Einigkeit gab es beispielsweise beim Thema Wohnen auf dem Land. Der ländliche Raum müsse unbedingt gestärkt werden: Grundversorgungen gewährleisten, Mobilität verbessern, infrastrukturell mit der Zeit gehen. Punkte, denen jeder Politiker beipflichtete.
Anfängliche Euphorie verflogen
Mit den insgesamt 45 Empfehlungen gehen die Politiker nun in die Sommerpause. Was danach geschieht, wird seitens der Versammlung mit Spannung erwartet. "Es gibt viel Übereinstimmung, trotzdem stellen wir uns die Frage, was das Parlament denn jetzt konkret in welchem Zeitrahmen aufgreifen können wird."
Eine berechtigte Frage. Denn was sich allgemein beobachten lässt, ist, dass das Verhältnis zwischen Parlament und Bürgerversammlung nüchterner geworden ist.
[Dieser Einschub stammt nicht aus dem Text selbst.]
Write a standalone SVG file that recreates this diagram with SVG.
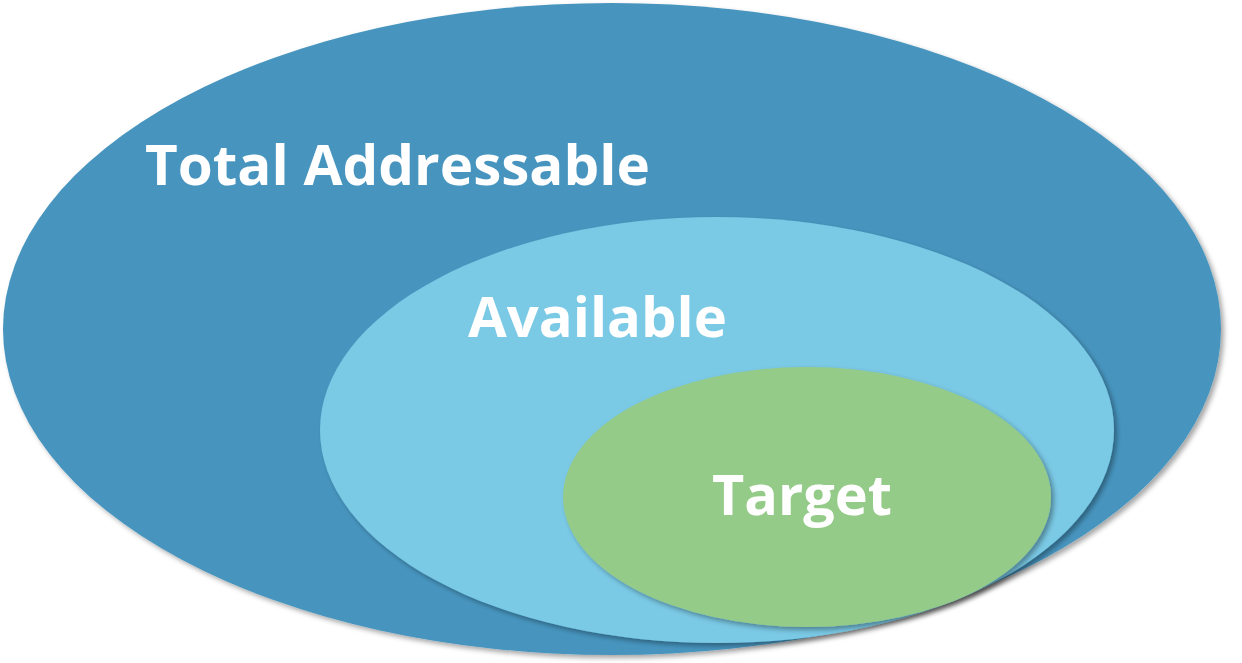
<svg xmlns="http://www.w3.org/2000/svg" width="1242" height="663" viewBox="0 0 1242 663">
<defs>
<filter id="sh" x="-5%" y="-5%" width="110%" height="110%">
<feDropShadow dx="3" dy="3" stdDeviation="2.5" flood-color="#000" flood-opacity="0.35"/>
</filter>
</defs>
<style>
text{font-family:"Open Sans","Liberation Sans",sans-serif;font-weight:bold;fill:#fff;font-size:56px}
</style>
<rect width="1242" height="663" fill="#fff"/>
<g id="total"><ellipse cx="612" cy="329" rx="609" ry="326" fill="#4795BF" filter="url(#sh)"/>
<text x="145" y="185" textLength="505" lengthAdjust="spacingAndGlyphs">Total Addressable</text></g>
<g id="available"><ellipse cx="717" cy="430" rx="397" ry="213" fill="#7AC9E5" filter="url(#sh)"/>
<text x="468" y="337" textLength="259" lengthAdjust="spacingAndGlyphs">Available</text></g>
<g id="target"><ellipse cx="807" cy="497" rx="244" ry="130" fill="#95CB88" filter="url(#sh)"/>
<text x="712" y="515" textLength="180" lengthAdjust="spacingAndGlyphs">Target</text></g>
<g id="connectors"/>
</svg>
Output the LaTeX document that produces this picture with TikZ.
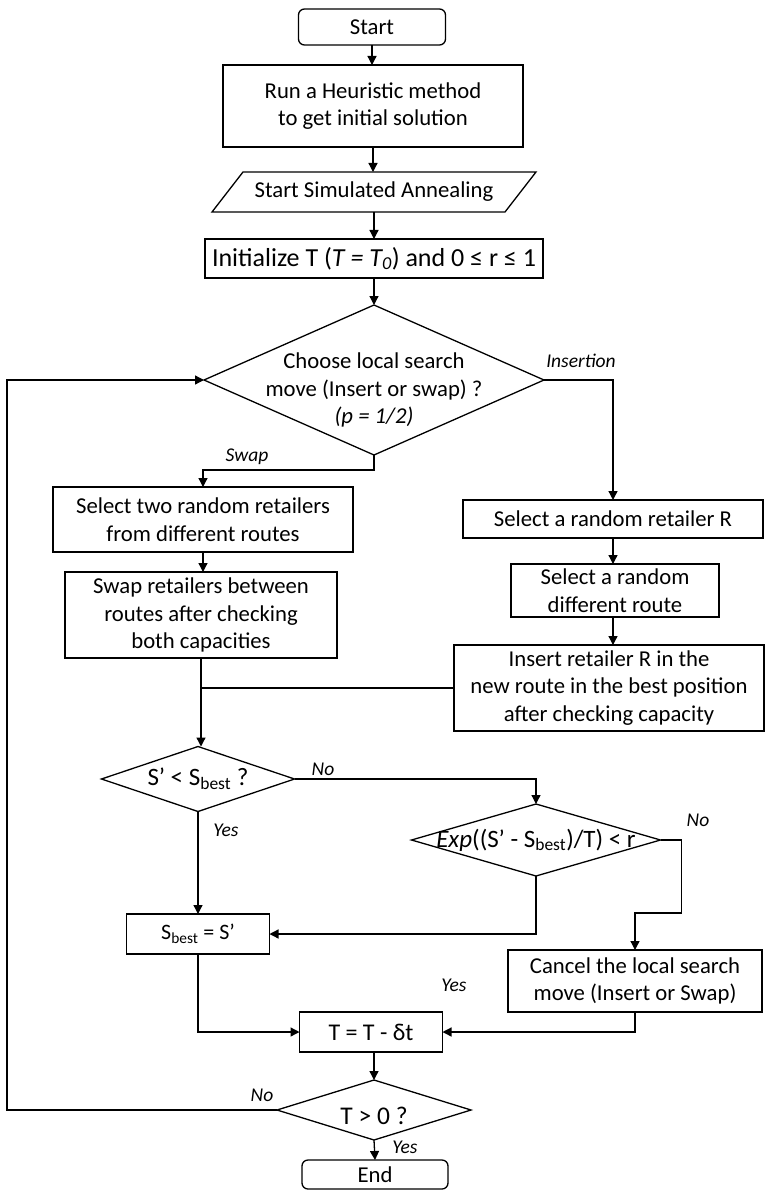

Die anfängliche Euphorie, wie das noch bei der ersten Bürgerversammlung der Fall war, gab es so nicht mehr. Definitive Aussagen oder gar Zusagen zu den Empfehlungen auch nicht. Mal sollte etwas "auf jeden Fall verfolgt werden", mal "kann ein Vorschlag interessant sein", mal gab es "rechtliche Bedenken". Es wird also spannend zu sehen, welche Empfehlung es mit welcher Begründung in die finalen Gesetzestexte schaffen wird.